● **Problem to solve**: The lines to extract run from the first line of the material below to the line containing "Chart.register(...registerables)", both included; leave the pictures behind.

● **Figure scripts**:
****************

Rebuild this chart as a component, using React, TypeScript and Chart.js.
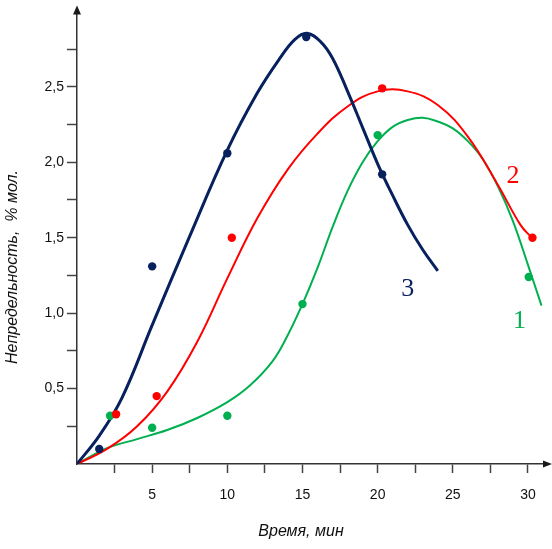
import React, { useEffect, useRef } from 'react'
import { Chart, registerables, type ChartConfiguration, type Plugin } from 'chart.js'

Chart.register(...registerables)

// fitted curves (x = время, мин; y = непредельность, % мол.)
const curve1X = [0, 2, 4, 6, 8, 10, 11.5, 13, 14, 15, 16, 17, 18, 19, 20, 21, 22, 23, 24, 25, 26, 27, 28, 29, 30, 30.9]
const curve1Y = [0, 0.105, 0.165, 0.225, 0.305, 0.41, 0.52, 0.68, 0.85, 1.06, 1.3, 1.57, 1.81, 2.0, 2.14, 2.235, 2.28, 2.295, 2.27, 2.225, 2.14, 2.02, 1.84, 1.61, 1.32, 1.05]

const curve2X = [0, 2, 4, 6, 8, 10, 12, 14, 16, 18, 20, 22, 24, 26, 28, 29.5, 30.25]
const curve2Y = [0, 0.1, 0.25, 0.48, 0.81, 1.23, 1.63, 1.95, 2.19, 2.37, 2.47, 2.47, 2.38, 2.17, 1.85, 1.585, 1.5]

const curve3X = [0, 1.5, 3, 5, 7.5, 10, 12, 13.5, 14.5, 15.3, 16.2, 17, 18, 19, 20, 21, 22, 23, 24]
const curve3Y = [0, 0.19, 0.44, 0.92, 1.51, 2.08, 2.46, 2.69, 2.815, 2.855, 2.8, 2.69, 2.47, 2.23, 1.99, 1.78, 1.585, 1.42, 1.28]

// measured points
const points1X = [2.2, 5.0, 10.0, 15.0, 20.0, 30.05]
const points1Y = [0.32, 0.24, 0.32, 1.06, 2.18, 1.24]
const points2X = [2.6, 5.3, 10.3, 20.3, 30.3]
const points2Y = [0.33, 0.45, 1.5, 2.49, 1.5]
const points3X = [1.48, 5.0, 10.0, 15.25, 20.3]
const points3Y = [0.1, 1.31, 2.06, 2.83, 1.92]

// curve numbers and where they sit (data coords)
const curveNames = ['1', '2', '3']
const nameX = [29.43, 29.0, 22.0]
const nameY = [0.95, 1.91, 1.16]

const xTitle = 'Время, мин'
const yTitle = 'Непредельность,  % мол.'

const GREEN = '#00b050'
const RED = '#ff0000'
const NAVY = '#06215e'

const xy = (xs: number[], ys: number[]) => xs.map((x, i) => ({ x, y: ys[i] }))

const decor: Plugin = {
  id: 'decor',
  afterDraw(chart) {
    const { ctx, chartArea: { left, right, top, bottom } } = chart
    const xs = chart.scales.x
    const ys = chart.scales.y
    ctx.save()
    // arrow heads
    ctx.fillStyle = '#1a1a1a'
    ctx.beginPath()
    ctx.moveTo(left, top - 6)
    ctx.lineTo(left - 4, top + 3)
    ctx.lineTo(left + 4, top + 3)
    ctx.closePath()
    ctx.fill()
    ctx.beginPath()
    ctx.moveTo(right + 9, bottom)
    ctx.lineTo(right, bottom - 3.5)
    ctx.lineTo(right, bottom + 3.5)
    ctx.closePath()
    ctx.fill()

    // axis titles
    ctx.fillStyle = '#111'
    ctx.font = 'italic 16px "Liberation Sans", Arial, sans-serif'
    ctx.textAlign = 'center'
    ctx.textBaseline = 'middle'
    ctx.fillText(xTitle, (left + right) / 2 - 9, bottom + 68)
    ctx.translate(13, bottom - 197)
    ctx.rotate(-Math.PI / 2)
    ctx.fillText(yTitle, 0, 0)
    ctx.restore()

    // curve numbers
    ctx.save()
    ctx.font = '26px "Liberation Serif", "Times New Roman", serif'
    ctx.textAlign = 'center'
    ctx.textBaseline = 'middle'
    const cols = [GREEN, RED, NAVY]
    curveNames.forEach((n, i) => {
      ctx.fillStyle = cols[i]
      ctx.fillText(n, xs.getPixelForValue(nameX[i]), ys.getPixelForValue(nameY[i]))
    })
    ctx.restore()
  },
}

export default function App() {
  const canvasRef = useRef<HTMLCanvasElement>(null)
  const chartRef = useRef<Chart | null>(null)

  useEffect(() => {
    if (!canvasRef.current) return
    chartRef.current?.destroy()

    const dot = (label: string, data: { x: number; y: number }[], color: string) => ({
      label, data,
      showLine: false,
      borderColor: color,
      backgroundColor: color,
      pointRadius: 4.2,
      pointBorderWidth: 0,
    })
    const curve = (label: string, data: { x: number; y: number }[], color: string, w: number) => ({
      label, data,
      borderColor: color,
      backgroundColor: 'transparent',
      borderWidth: w,
      pointRadius: 0,
      fill: false,
      tension: 0.4,
    })

    const tickFont = { family: '"Liberation Sans", Arial, sans-serif', size: 14 }

    const cfg: ChartConfiguration = {
      type: 'line',
      data: {
        datasets: [
          dot('3 points', xy(points3X, points3Y), NAVY),
          dot('2 points', xy(points2X, points2Y), RED),
          dot('1 points', xy(points1X, points1Y), GREEN),
          curve('3', xy(curve3X, curve3Y), NAVY, 3),
          curve('2', xy(curve2X, curve2Y), RED, 2),
          curve('1', xy(curve1X, curve1Y), GREEN, 2),
        ] as any,
      },
      options: {
        responsive: true,
        maintainAspectRatio: false,
        animation: false,
        layout: { padding: { left: 0, top: 8, right: 9, bottom: 0 } },
        plugins: {
          legend: { display: false },
          tooltip: { enabled: false },
        },
        scales: {
          x: {
            type: 'linear',
            min: 0,
            max: 31,
            afterFit: (s: any) => { s.height = 85 },
            afterBuildTicks: (s: any) => {
              s.ticks = s.ticks.filter((t: any) => t.value > 0 && t.value <= 30)
            },
            ticks: {
              stepSize: 2.5,
              includeBounds: false,
              autoSkip: false,
              maxRotation: 0,
              padding: 14,
              color: '#111',
              font: tickFont,
              callback: (v: any) => (Number(v) % 5 === 0 ? String(v) : ''),
            },
            grid: { drawOnChartArea: false, drawTicks: true, tickLength: 9, color: '#444', tickWidth: 1.5 },
            border: { display: true, color: '#333', width: 1.5 },
          },
          y: {
            type: 'linear',
            min: 0,
            max: 3,
            afterFit: (s: any) => { s.width = 77 },
            afterBuildTicks: (s: any) => {
              s.ticks = s.ticks.filter((t: any) => t.value > 0 && t.value < 3)
            },
            ticks: {
              stepSize: 0.25,
              includeBounds: false,
              autoSkip: false,
              padding: 3,
              color: '#111',
              font: tickFont,
              callback: (v: any) => {
                const n = Number(v)
                return Math.abs(n * 2 - Math.round(n * 2)) < 1e-6 ? n.toFixed(1).replace('.', ',') : ''
              },
            },
            grid: { drawOnChartArea: false, drawTicks: true, tickLength: 10, color: '#444', tickWidth: 1.5 },
            border: { display: true, color: '#333', width: 1.5 },
          },
        },
      },
      plugins: [decor],
    }
    chartRef.current = new Chart(canvasRef.current, cfg)
    return () => { chartRef.current?.destroy() }
  }, [])

  return (
    <div style={{ position: 'absolute', left: 0, top: 0, width: 552, height: 549, background: '#fff' }}>
      <canvas ref={canvasRef} />
    </div>
  )
}
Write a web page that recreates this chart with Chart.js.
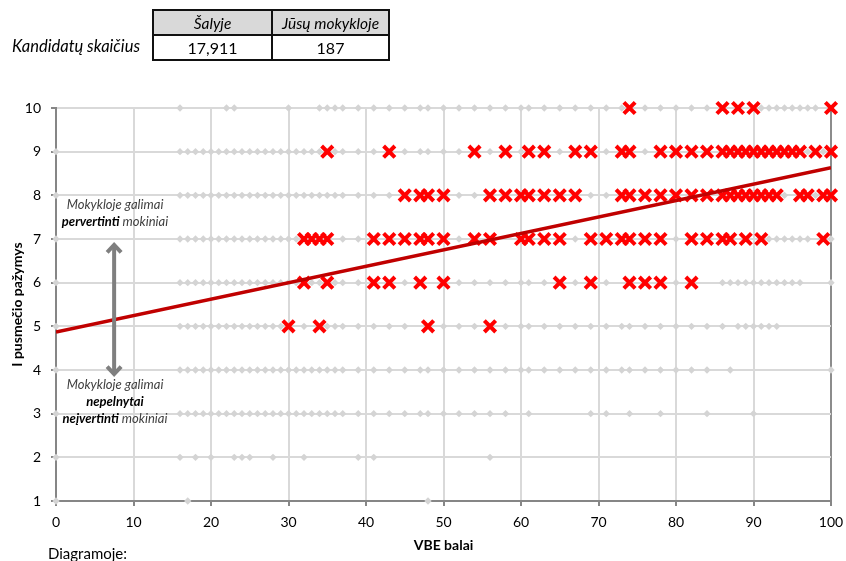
<!DOCTYPE html>
<html>
<head>
<meta charset="utf-8">
<script src="https://cdn.jsdelivr.net/npm/chart.js@4.4.1/dist/chart.umd.min.js"></script>
<style>
  body { margin: 0; background: #fff; font-family: Lato, "Liberation Sans", sans-serif; }
  #wrap { position: relative; width: 846px; height: 561px; overflow: hidden; }
  #chart { position: absolute; left: 0; top: 0; }
  .cell { position: absolute; box-sizing: border-box; border: 2px solid #111; display: flex;
          align-items: center; justify-content: center; color: #000; }
  .head { background: #d9d9d9; font-style: italic; font-size: 15.5px; }
  .val { background: #fff; font-size: 16px; }
  .txt { position: absolute; color: #000; }
  .note { position: absolute; left: 40px; width: 150px; text-align: center; font-size: 13px;
          font-style: italic; line-height: 17px; color: #3f3f3f; }
  .note b { color: #000; }
</style>
</head>
<body>
<div id="wrap">
  <canvas id="chart" width="846" height="561"></canvas>

  <div class="txt" style="right:706px;top:36px;font-size:16.5px;font-style:italic;">Kandidatų skaičius</div>
  <div class="cell head" style="left:152px;top:9px;width:121px;height:27px;">Šalyje</div>
  <div class="cell head" style="left:271px;top:9px;width:119px;height:27px;">Jūsų mokykloje</div>
  <div class="cell val" style="left:152px;top:34px;width:121px;height:27px;">17,911</div>
  <div class="cell val" style="left:271px;top:34px;width:119px;height:27px;">187</div>

  <div class="note" style="top:196px;">Mokykloje galimai<br><b>pervertinti</b> mokiniai</div>
  <div class="note" style="top:376px;">Mokykloje galimai<br><b>nepelnytai</b><br><b>neįvertinti</b> mokiniai</div>

  <div class="txt" style="left:48px;top:544px;font-size:15px;">Diagramoje:</div>
</div>

<script>
// VBE balai of the whole country, per I pusmečio pažymys (grey points)
const country10 = [16, 22, 23, 30, 34, 35, 36, 37, 39, 41, 43, 45, 47, 48, 50, 52, 54, 56, 58, 60, 61, 63, 65, 67, 69, 71, 73, 76, 78, 80, 82, 84, 91, 92, 93, 94, 95, 96, 97, 98];
const country9 = [0, 16, 17, 18, 19, 20, 21, 22, 23, 24, 25, 26, 27, 28, 29, 30, 31, 32, 33, 34, 36, 37, 39, 41, 45, 47, 48, 50, 52, 56, 60, 65, 71, 76, 97, 99];
const country8 = [0, 16, 17, 18, 19, 20, 21, 22, 23, 24, 25, 26, 27, 28, 29, 30, 31, 32, 33, 34, 35, 36, 37, 39, 41, 43, 52, 54, 69, 71, 94, 98];
const country7 = [0, 16, 17, 18, 19, 20, 21, 22, 23, 24, 25, 26, 27, 28, 29, 30, 31, 37, 39, 52, 67, 80, 92, 93, 94, 95, 96, 97, 100];
const country6 = [0, 16, 17, 18, 19, 20, 21, 22, 23, 24, 25, 26, 27, 28, 29, 30, 31, 33, 34, 36, 37, 39, 45, 52, 54, 56, 58, 60, 61, 63, 67, 71, 80, 86, 87, 88, 89, 90, 91, 92, 93, 94, 95, 96, 100];
const country5 = [0, 16, 17, 18, 19, 20, 21, 22, 23, 24, 25, 26, 27, 28, 29, 32, 35, 36, 37, 39, 41, 43, 45, 50, 52, 54, 58, 60, 61, 63, 65, 67, 69, 71, 73, 74, 76, 78, 80, 82, 84, 86, 88, 89, 90, 91, 92, 93];
const country4 = [0, 16, 17, 18, 19, 20, 21, 22, 23, 24, 25, 26, 27, 28, 29, 30, 31, 32, 33, 34, 35, 36, 37, 39, 41, 43, 45, 47, 48, 50, 52, 54, 56, 58, 60, 61, 63, 65, 67, 69, 71, 73, 74, 76, 78, 80, 82, 84, 87, 100];
const country3 = [0, 16, 17, 18, 19, 20, 21, 22, 23, 24, 25, 26, 27, 28, 29, 30, 31, 32, 33, 34, 35, 36, 37, 39, 41, 43, 45, 47, 48, 50, 52, 54, 56, 58, 61, 69, 71, 74, 78, 84, 90];
const country2 = [0, 16, 18, 20, 23, 24, 25, 28, 32, 39, 41, 56];
const country1 = [0, 17, 48];

// VBE balai of the school's candidates (red crosses)
const school10 = [74, 86, 88, 90, 100];
const school9 = [35, 43, 54, 58, 61, 63, 67, 69, 73, 74, 78, 80, 82, 84, 86, 87, 88, 89, 90, 91, 92, 93, 94, 95, 96, 98, 100];
const school8 = [45, 47, 48, 50, 56, 58, 60, 61, 63, 65, 67, 73, 74, 76, 78, 80, 82, 84, 86, 87, 88, 89, 90, 91, 92, 93, 96, 97, 99, 100];
const school7 = [32, 33, 34, 35, 41, 43, 45, 47, 48, 50, 54, 56, 60, 61, 63, 65, 69, 71, 73, 74, 76, 78, 82, 84, 86, 87, 89, 91, 99];
const school6 = [32, 35, 41, 43, 47, 50, 65, 69, 74, 76, 78, 82];
const school5 = [30, 34, 48, 56];

// linear trend of the country data
const trendX = [0, 100];
const trendY = [4.87, 8.63];

const xTicks = [0, 10, 20, 30, 40, 50, 60, 70, 80, 90, 100];
const yTicks = [1, 2, 3, 4, 5, 6, 7, 8, 9, 10];

const countryRows = [[10, country10], [9, country9], [8, country8], [7, country7], [6, country6],
                     [5, country5], [4, country4], [3, country3], [2, country2], [1, country1]];
const schoolRows = [[10, school10], [9, school9], [8, school8], [7, school7], [6, school6], [5, school5]];

const toPoints = rows => rows.flatMap(([g, arr]) => arr.map(s => ({ x: s, y: g })));

// double arrow between the two notes (data units)
const arrowX = 7.5, arrowTop = 6.9, arrowBottom = 3.87;

const arrowPlugin = {
  id: 'arrow',
  afterDatasetsDraw(chart) {
    const { ctx, scales: { x, y } } = chart;
    const px = x.getPixelForValue(arrowX);
    const top = y.getPixelForValue(arrowTop);
    const bot = y.getPixelForValue(arrowBottom);
    ctx.save();
    ctx.strokeStyle = '#7f7f7f';
    ctx.lineWidth = 4;
    ctx.beginPath();
    ctx.moveTo(px, top + 2);
    ctx.lineTo(px, bot - 2);
    ctx.stroke();
    ctx.beginPath();
    ctx.moveTo(px - 7, top + 9); ctx.lineTo(px, top + 1.5); ctx.lineTo(px + 7, top + 9);
    ctx.moveTo(px - 7, bot - 9); ctx.lineTo(px, bot - 1.5); ctx.lineTo(px + 7, bot - 9);
    ctx.stroke();
    ctx.restore();
  }
};

Chart.defaults.font.family = 'Lato, "Liberation Sans", sans-serif';
Chart.defaults.font.size = 14;
Chart.defaults.color = '#000';

new Chart(document.getElementById('chart'), {
  type: 'scatter',
  data: {
    datasets: [
      {
        label: 'Šalyje',
        data: toPoints(countryRows),
        pointStyle: 'rectRot',
        pointRadius: 3.7,
        backgroundColor: '#d4d4d4',
        borderWidth: 0,
        clip: false,
        order: 3
      },
      {
        label: 'Jūsų mokykloje',
        data: toPoints(schoolRows),
        pointStyle: 'crossRot',
        pointRadius: 8,
        borderColor: '#ff0000',
        borderWidth: 4,
        clip: false,
        order: 2
      },
      {
        label: 'Tendencija',
        data: trendX.map((v, i) => ({ x: v, y: trendY[i] })),
        showLine: true,
        pointRadius: 0,
        borderColor: '#c00000',
        borderWidth: 3.5,
        order: 1
      }
    ]
  },
  options: {
    responsive: false,
    animation: false,
    events: [],
    layout: { padding: { top: 108, right: 15, bottom: 0, left: 0 } },
    plugins: { legend: { display: false }, tooltip: { enabled: false } },
    scales: {
      x: {
        type: 'linear', min: 0, max: 100,
        afterBuildTicks: s => { s.ticks = xTicks.map(v => ({ value: v })); },
        afterFit: s => { s.height = 60; s.paddingLeft = 0; s.paddingRight = 0; },
        ticks: { padding: 8 },
        grid: {
          color: c => (c.tick && c.tick.value === 100 ? '#8c8c8c' : '#d9d9d9'),
          lineWidth: 2, tickLength: 5, tickColor: '#868686'
        },
        border: { color: '#868686', width: 2 },
        title: { display: true, text: 'VBE balai', font: { weight: 'bold' }, padding: { top: 0, bottom: 7 } }
      },
      y: {
        type: 'linear', min: 1, max: 10,
        afterBuildTicks: s => { s.ticks = yTicks.map(v => ({ value: v })); },
        afterFit: s => { s.width = 56; s.paddingTop = 0; s.paddingBottom = 0; },
        ticks: { padding: 10 },
        grid: { color: '#d9d9d9', lineWidth: 2, tickLength: 5, tickColor: '#868686' },
        border: { color: '#868686', width: 2 },
        title: { display: true, text: 'I pusmečio pažymys', font: { weight: 'bold' }, padding: { top: 9, bottom: 0 } }
      }
    }
  },
  plugins: [arrowPlugin]
});
</script>
</body>
</html>
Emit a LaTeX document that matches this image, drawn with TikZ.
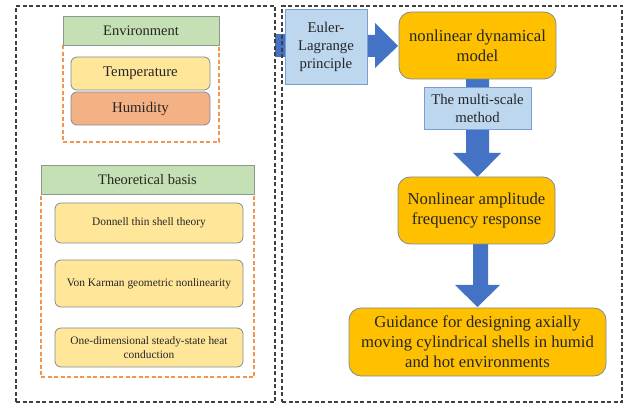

****************

● **Solution to the problem**:
Rebuild this chart as a component, using React, TypeScript and Chart.js.
import React, { useEffect, useRef } from 'react'
import { Chart, registerables, type ChartConfiguration, type Plugin } from 'chart.js'

Chart.register(...registerables)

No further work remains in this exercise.